Control dust in the air

  • Terminal HEPA filtration (H14 for fine or hazardous dusts) should be maintained per SOPs with integrity testing.
  • For temporary works or during change control, a portable air scrubber can add extra removal capacity and help maintain negative pressure in write-up labs or airlocks.
  • A MAXVAC H-Class air cleaner can be deployed as a temporary measure when fixed systems are offline, subject to GMP approval.

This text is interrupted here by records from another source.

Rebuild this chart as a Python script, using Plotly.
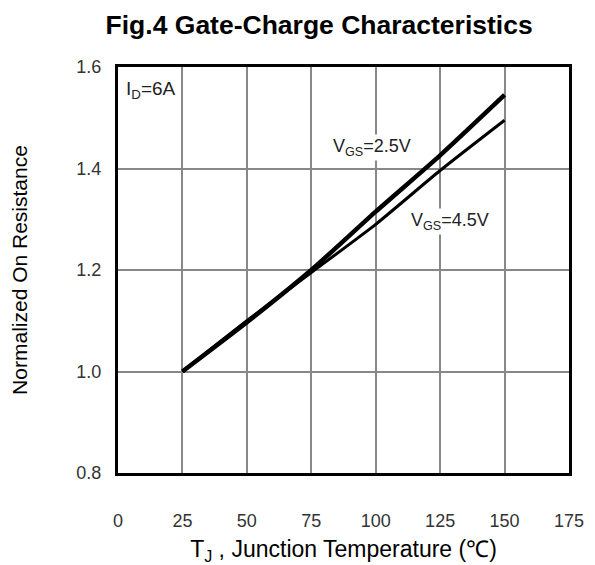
import plotly.graph_objects as go

temps = [25, 50, 75, 100, 125, 150]
r_vgs25 = [1.0, 1.097, 1.2, 1.315, 1.426, 1.545]
r_vgs45 = [1.0, 1.10, 1.195, 1.29, 1.396, 1.495]

x_ticks = [0, 25, 50, 75, 100, 125, 150, 175]
y_ticks = [0.8, 1.0, 1.2, 1.4, 1.6]
y_tick_text = ["0.8", "1.0", "1.2", "1.4", "1.6"]

sans = "Liberation Sans, Arial, sans-serif"

fig = go.Figure()
fig.add_trace(go.Scatter(x=temps, y=r_vgs45, mode="lines",
                         line=dict(color="black", width=3, shape="spline", smoothing=0.6),
                         showlegend=False))
fig.add_trace(go.Scatter(x=temps, y=r_vgs25, mode="lines",
                         line=dict(color="black", width=4.5, shape="spline", smoothing=0.6),
                         showlegend=False))

fig.add_annotation(x=2.3, y=1.555, xref="x", yref="y", text="I<sub>D</sub>=6A",
                   showarrow=False, xanchor="left", yanchor="middle",
                   font=dict(family=sans, size=19, color="#222"))
fig.add_annotation(x=98.6, y=1.442, xref="x", yref="y", text="V<sub>GS</sub>=2.5V",
                   showarrow=False, xanchor="center", yanchor="middle",
                   bgcolor="white", borderpad=1,
                   font=dict(family=sans, size=18, color="#222"))
fig.add_annotation(x=128.8, y=1.295, xref="x", yref="y", text="V<sub>GS</sub>=4.5V",
                   showarrow=False, xanchor="center", yanchor="middle",
                   bgcolor="white", borderpad=1,
                   font=dict(family=sans, size=18, color="#222"))

fig.update_layout(
    width=587, height=557,
    margin=dict(l=110, r=26, t=59, b=92, autoexpand=False),
    paper_bgcolor="white", plot_bgcolor="white",
    title=dict(text="<b>Fig.4 Gate-Charge Characteristics</b>", x=0.530, xanchor="center",
               y=0.970, yanchor="middle",
               font=dict(family=sans, size=26.5, color="black")),
    xaxis=dict(range=[0, 175], tickvals=x_ticks, ticks="", showgrid=True, automargin=False,
               gridcolor="#888", gridwidth=2, showline=True, linecolor="black",
               linewidth=3, mirror=True, zeroline=False, ticklabelstandoff=29,
               tickfont=dict(family=sans, size=18, color="#333"),
               title=dict(text="T<sub>J</sub> , Junction Temperature (℃)", standoff=13,
                          font=dict(family=sans, size=23, color="black"))),
    yaxis=dict(range=[0.8, 1.6], tickvals=y_ticks, ticktext=y_tick_text, ticks="",
               showgrid=True, gridcolor="#888", gridwidth=2, showline=True, automargin=False,
               linecolor="black", linewidth=3, mirror=True, zeroline=False,
               ticklabelstandoff=10,
               tickfont=dict(family=sans, size=18, color="#333"),
               title=dict(text="Normalized On Resistance", standoff=45,
                          font=dict(family=sans, size=21, color="black"))),
)

fig.write_html("out.html")
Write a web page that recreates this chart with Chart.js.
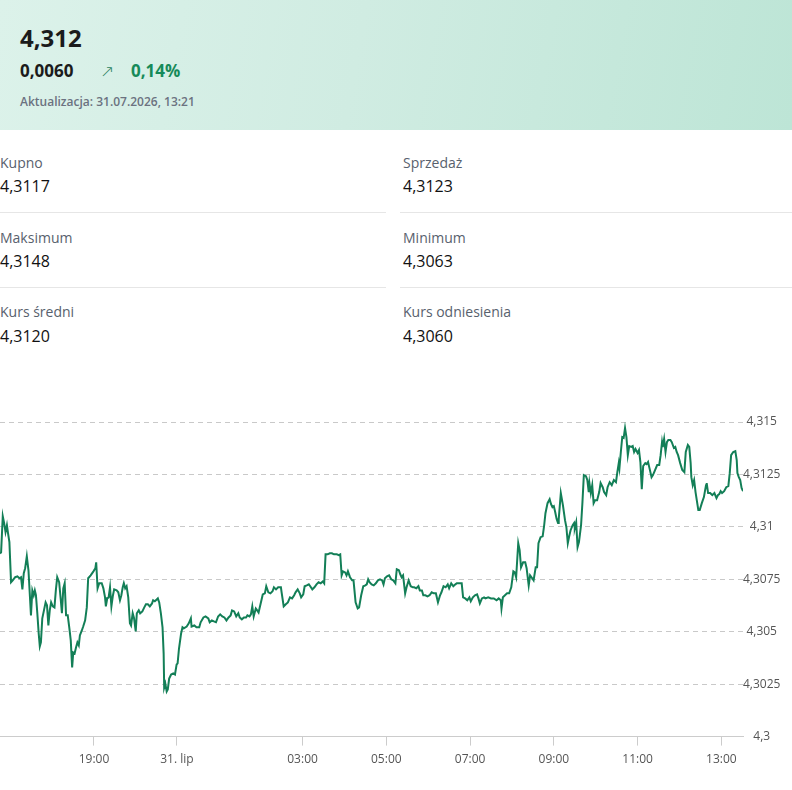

Housekeeping without re-suspension

  • Ban sweeping and compressed air. Use dedicated H-Class vacuums with H14 filtration and anti-static tools.
  • Adopt top-down cleaning: ceilings, lighting, walls, equipment, then floors. Use damp wiping where validated by SOPs.
  • Bag-in/bag-out for filters and waste where potent compounds are present. Seal and label promptly.

Monitoring, COSHH and PPE

  • Use particle counters and PM meters to trend room performance and spot anomalies after interventions.
  • APIs fall under COSHH; consult OELs and ensure RPE selection (often P3) and fit testing align with risk levels.
  • Record differential pressures, air change rates and LEV examinations to support audit trails.

Practical takeaways

  • Keep pressure cascades stable and verify after any change.
  • Place capture hoods close and measure under-load airflow.
  • Use H14 filtration for fine or hazardous powders and avoid sweeping.
  • De-risk temporary works with portable air cleaning and clear SOPs.
  • Trend PM and particle counts to validate control performance.

Well-planned source capture, verified airflow and non-dispersive cleaning keep cleanrooms and labs within specification while protecting staff from exposure.